Título: Educar para a cidadania ou para a ética
Autor: Luiz Affonso Romano
Fonte: Jornal do Brasil, 21/03/2006, Outras Opiniões, p. A11

No Brasil, está difícil se identificar a maior crise. Difícil dizer. Mas, talvez, todas as crises tenham origem na educação. Agora mesmo, com a globalização, falam os especialistas repetidas vezes que o trabalhador brasileiro tem poucos anos de estudos. O pior é que não mentem. Dizem a verdade. Implicitamente condenam os trabalhadores por terem dificuldades de se adaptarem às novas tecnologias, por não serem aplicados nos estudos. E de forma velada apontam a origem do desemprego.

Realmente falta educação, mas em todos os níveis. Até os mais preparados, com doutorados nas melhores universidades do mundo, muitas vezes custeados pelo poder público, falham e não se mostram preparados para as novas exigências da globalização. Mas a educação que aqui se fala não é apenas aquela adquirida nos bancos escolares. Ela é abrangente e possui, pelo menos, mais um significado. Digamos que sejam boas maneiras, princípios, comprometimento ético. E um país que desperdiça, que mata tanto no trânsito, que não tem ética, que não respeita as leis e que deixa seus velhos e crianças ao abandono é mal-educado. E se um país é mal-educado não tem cidadania.

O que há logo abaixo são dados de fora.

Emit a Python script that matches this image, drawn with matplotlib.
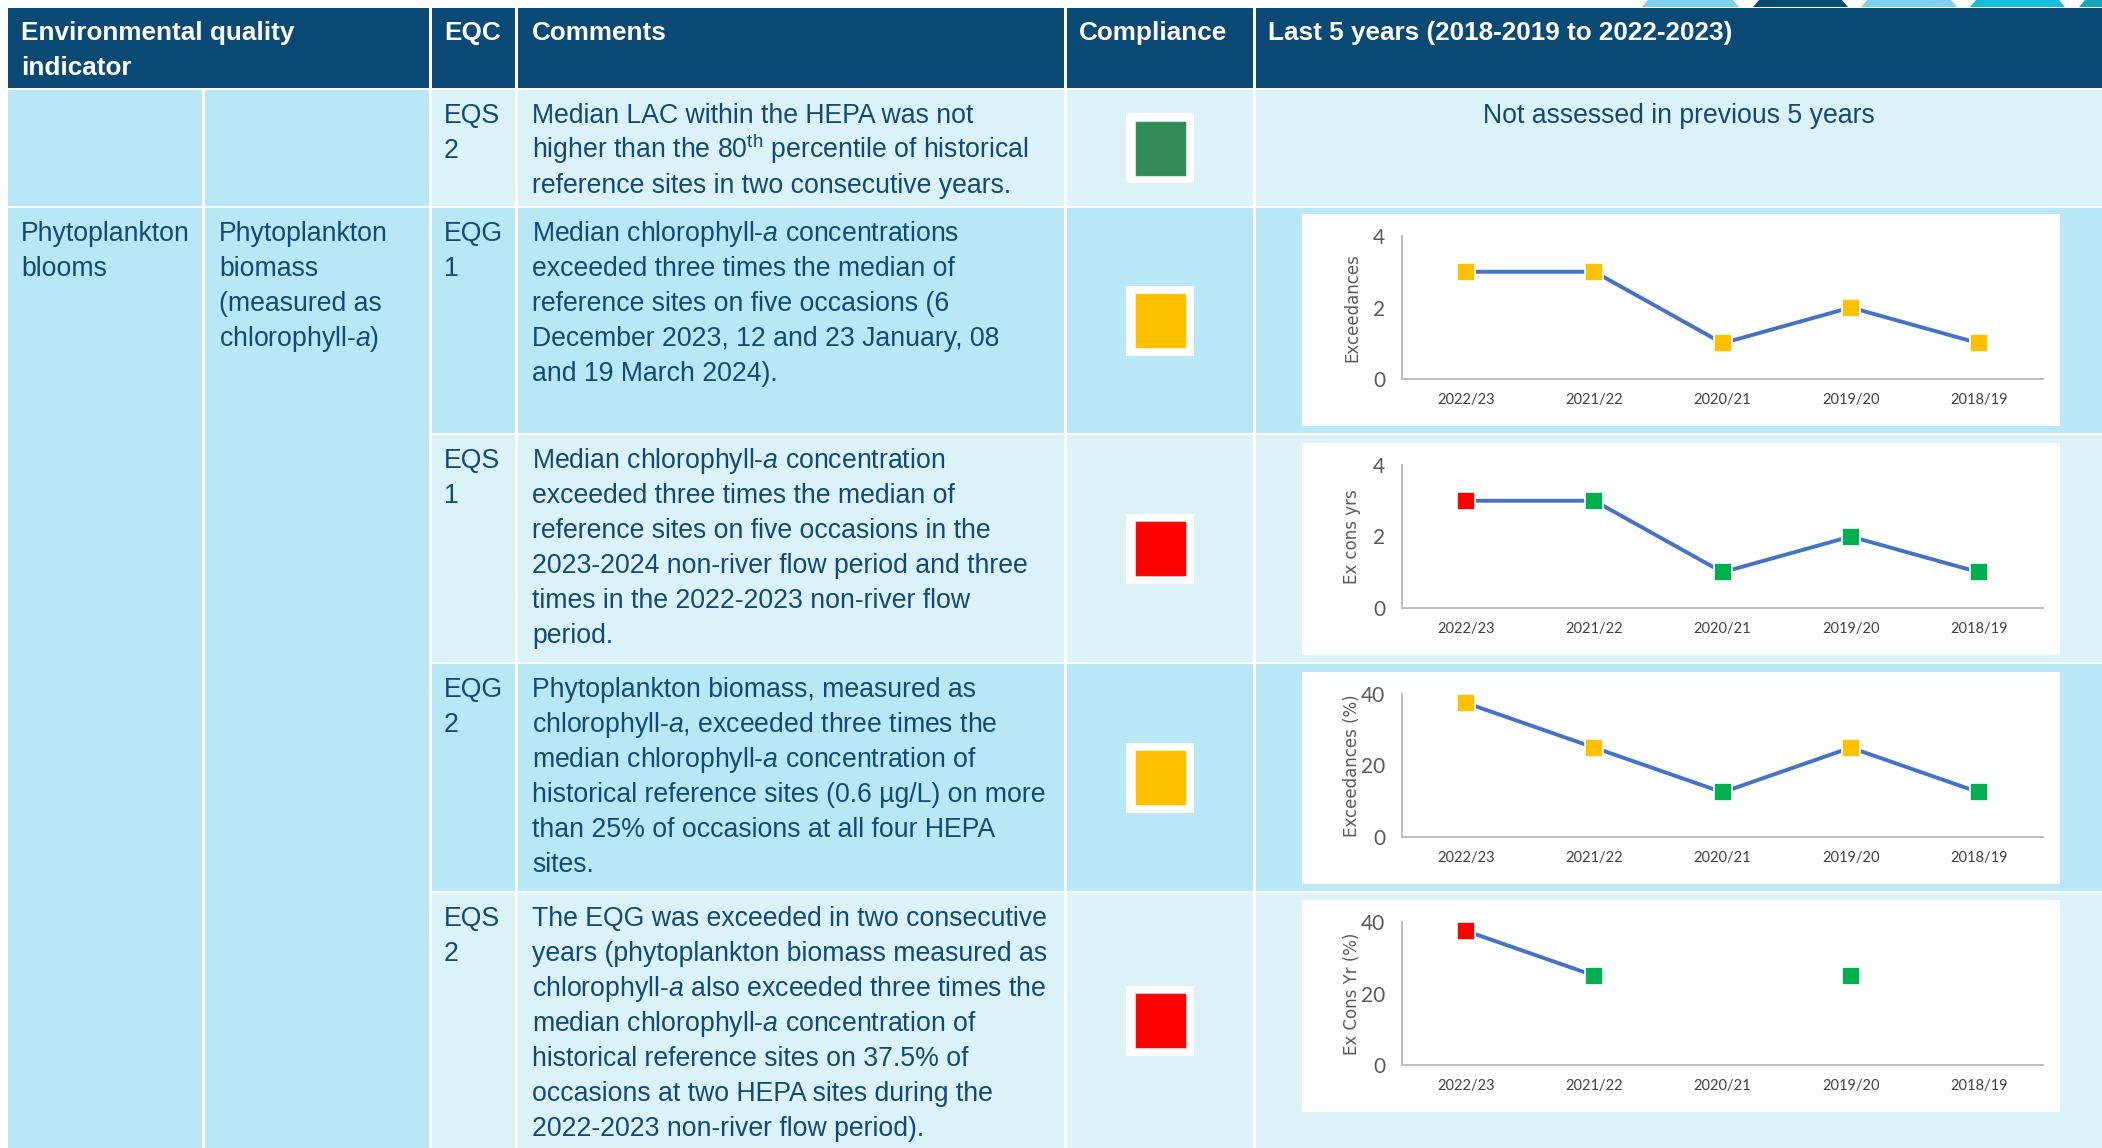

Vem acontecendo no Brasil uma distorção do que vem a ser educação. Ela representa apenas uma transmissão de conhecimentos; preferencialmente os conhecimentos técnicos. Permitiu-se o surgimento de um grande círculo vicioso. Os professores ensinam mal porque os alunos são fracos e os alunos são fracos porque os professores ensinam mal. Verbas são desviadas, professores recebem salários incompatíveis com as suas necessidades básicas

Educar é formar e informar. Não adianta reclamar de governantes, de falta de policiamento, de cidades sujas, trânsito caótico, porque a queixa real é contra maus cidadãos. E bons cidadãos somente se consegue com a valorização coletiva do brasileiro e não apenas de uns poucos privilegiados que podem pagar bons colégios. Aliás os governantes deveriam investir na construção de escolas públicas, criando mais e melhores educandários, nos quais as crianças seriam assistidas por bons professores e boa alimentação Assim, as novas gerações dariam mais valor a terra em que nasceram e não cantariam o hino nacional apenas quando a seleção de futebol se perfilar antes dos jogos na Alemanha. Cantariam com orgulho em qualquer ocasião sem medo de pagar mico. Igual respeito seria devotado à bandeira. Afinal, somente se respeita aquilo que se ama e só amamos aquilo que admiramos.

O curioso em todo esse problema é que nunca um político veio a público para dizer que é contra a educação. Nunca manifestam esse desagrado. Pelo contrário, afirma que a educação sempre foi e será a sua meta prioritária. E esse sentimento, esse desejo de dar educação ao povo, se manifesta com mais freqüência durante as campanhas eleitorais. Qualquer mão espalmada, em palanque por um candidato, representa as suas cinco metas quando chegar ao poder. Com certeza um dos dedos simboliza a educação.

Por sua vez, a sociedade reclama que os governantes não investem em educação. A queixa é freqüente, principalmente dos menos afortunados que perdem noites de sono nas filas diante das portas das escolas públicas para obter uma vaga. Tamanho absurdo se repete a cada ano, que, por se tornar rotina, assim como a corrupção, passou a ser prática aceita, consentida, e até mesmo ''democrática''. Aceita-se o descalabro pacificamente, assim como tantos outros.

A educação opera uma revolução silenciosa que será ruidosa no futuro. Sabemos que amanhã, com mais conhecimentos as crianças de hoje adultos no futuro poderão mudar a face perversa do Brasil. Conquistar os direitos negados aos seus pais. As pesquisas eleitorais costumam aferir a tendência dos votos por escolaridade. Quanto maior, mais questionadora se coloca. Como os mais instruídos formam a minoria, vence a maioria de baixa escolaridade, como mostram os resultados em algumas regiões mais atrasadas.

A escola tem de ter como finalidade primeira formar bons cidadãos. Se os brasileiros forem bons cidadãos, teremos bons garis, bons motoristas, bons médicos, bons atletas, bons advogados, bons militares, bons cientistas e, certamente, bons políticos.